In a sense, Kahn haunts The Menil. Inspired by the Kimbell, Mrs. de Menil originally commissioned Kahn in 1973 to design the museum; however, plans for the project were halted when both Kahn and Mr. de Menil died. Lee said when Piano started work on the Menil in Houston, he spent three days in Fort Worth studying Kahn's light for inspiration.
"The Kimbell is one of the most influential, if not the most sublime, buildings of all time. Any architect that wanted to learn how to handle daylight after the Kimbell had to study the Kimbell, even Piano," Gunderson said.
Titans of Architecture
Carroll said he, Piano, Ben Fortson and a few colleagues were out on the lawn playfully tossing Frisbees in the new space.
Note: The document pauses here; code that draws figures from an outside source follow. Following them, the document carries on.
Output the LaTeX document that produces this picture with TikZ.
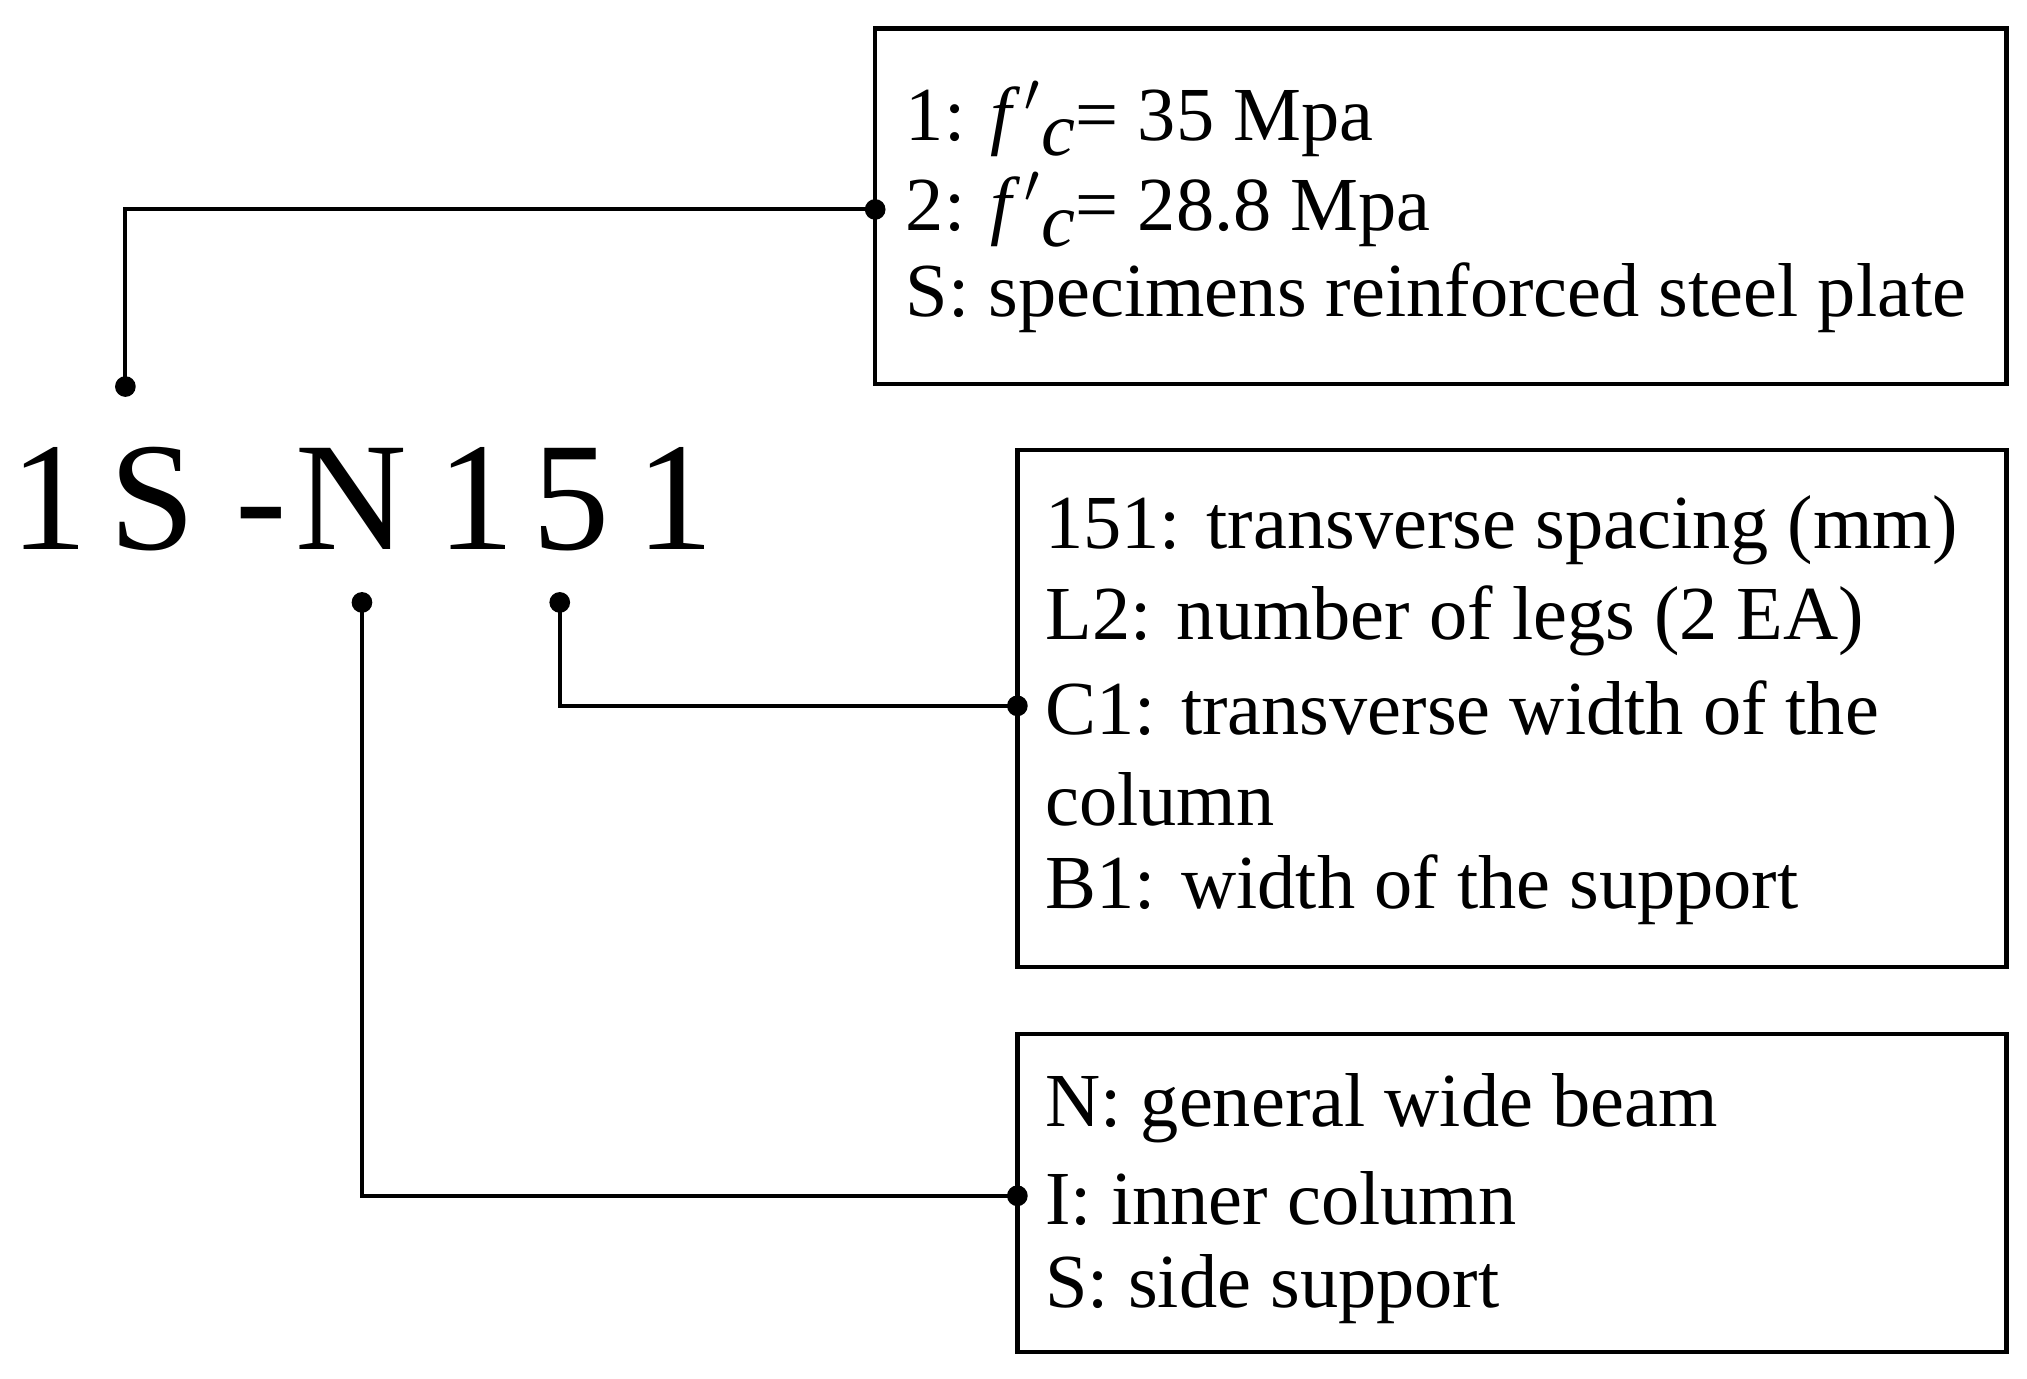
\documentclass[tikz,border=0pt]{standalone}
\usepackage{fontspec}
\setmainfont{Liberation Serif}
\begin{document}
\begin{tikzpicture}[x=0.01cm,y=-0.01cm,
  box/.style={draw,line width=1pt,inner sep=0pt},
  txt/.style={anchor=west,inner sep=0pt,font=\fontsize{16.8}{19}\selectfont},
  big/.style={anchor=base,inner sep=0pt,font=\fontsize{34}{36}\selectfont},
  conn/.style={line width=0.9pt},
  dot/.style={circle,fill,inner sep=0pt,minimum size=0.16cm}]
\useasboundingbox (0,0) rectangle (1568,1066);
\draw[box] (677,22) rectangle (1552,297);
\draw[box] (787,348) rectangle (1552,748);
\draw[box] (787,800) rectangle (1552,1046);
\node[txt] (t1) at (700,92) {1: \textit{f\,}$'$\raisebox{-0.45ex}{\textit{c}}= 35 Mpa};
\node[txt] (t2) at (700,162) {2: \textit{f\,}$'$\raisebox{-0.45ex}{\textit{c}}= 28.8 Mpa};
\node[txt] (t3) at (700,230) {S: specimens reinforced steel plate};
\node[txt] (u1) at (808,410) {151: transverse spacing (mm)};
\node[txt] (u2) at (808,480) {L2: number of legs (2 EA)};
\node[txt] (u3) at (808,548) {C1: transverse width of the};
\node[txt] (u4) at (808,618) {column};
\node[txt] (u5) at (808,688) {B1: width of the support};
\node[txt] (v1) at (808,857) {N: general wide beam};
\node[txt] (v2) at (808,927) {I: inner column};
\node[txt] (v3) at (808,997) {S: side support};
\foreach \c/\x [count=\i] in {1/38,S/118,-/202,N/272,1/368,5/442,1/522}
  \node[big] (c\i) at (\x,425) {\c};
\node[dot] (d1) at (97,299) {};
\node[dot] (e1) at (677,162) {};
\node[dot] (d2) at (433,466) {};
\node[dot] (e2) at (787,546) {};
\node[dot] (d3) at (280,466) {};
\node[dot] (e3) at (787,925) {};
\draw[conn] (d1.center) |- (e1.center);
\draw[conn] (d2.center) |- (e2.center);
\draw[conn] (d3.center) |- (e3.center);
\end{tikzpicture}
\end{document}
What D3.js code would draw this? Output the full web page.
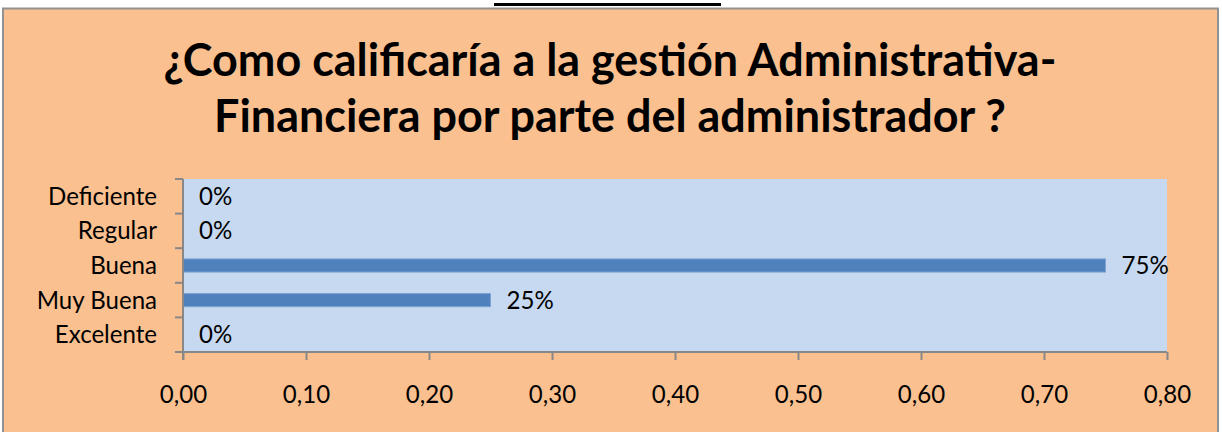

They also considered the proper distance for this distinguished dialogue between the buildings.
"You can't be too close and can't be too far," he said about placing the building 65 feet across from the original building. Piano demonstrated this by getting very close to a colleague and then very far when having this important conversation. Too close is abrasive, and too far is cold.
Piano made the entrance of his building not on the street side but on the east side, facing the original building. One method of preserving the green space is the expensive task of putting a parking garage under the green lawn, bringing the total cost of the project up to $135 million. An elevator carries patrons from the parking garage up through a transparent glass case and lets them out on the lawn, facing Kahn's intended west entrance.
Not only buildings speak through their application of material (concrete and glass) and immaterial elements (light), they speak to other buildings insofar as the architect takes everything around the site into account when doing his research before the project breaks ground. It not only shows deference to the other buildings, but a respect for what came before.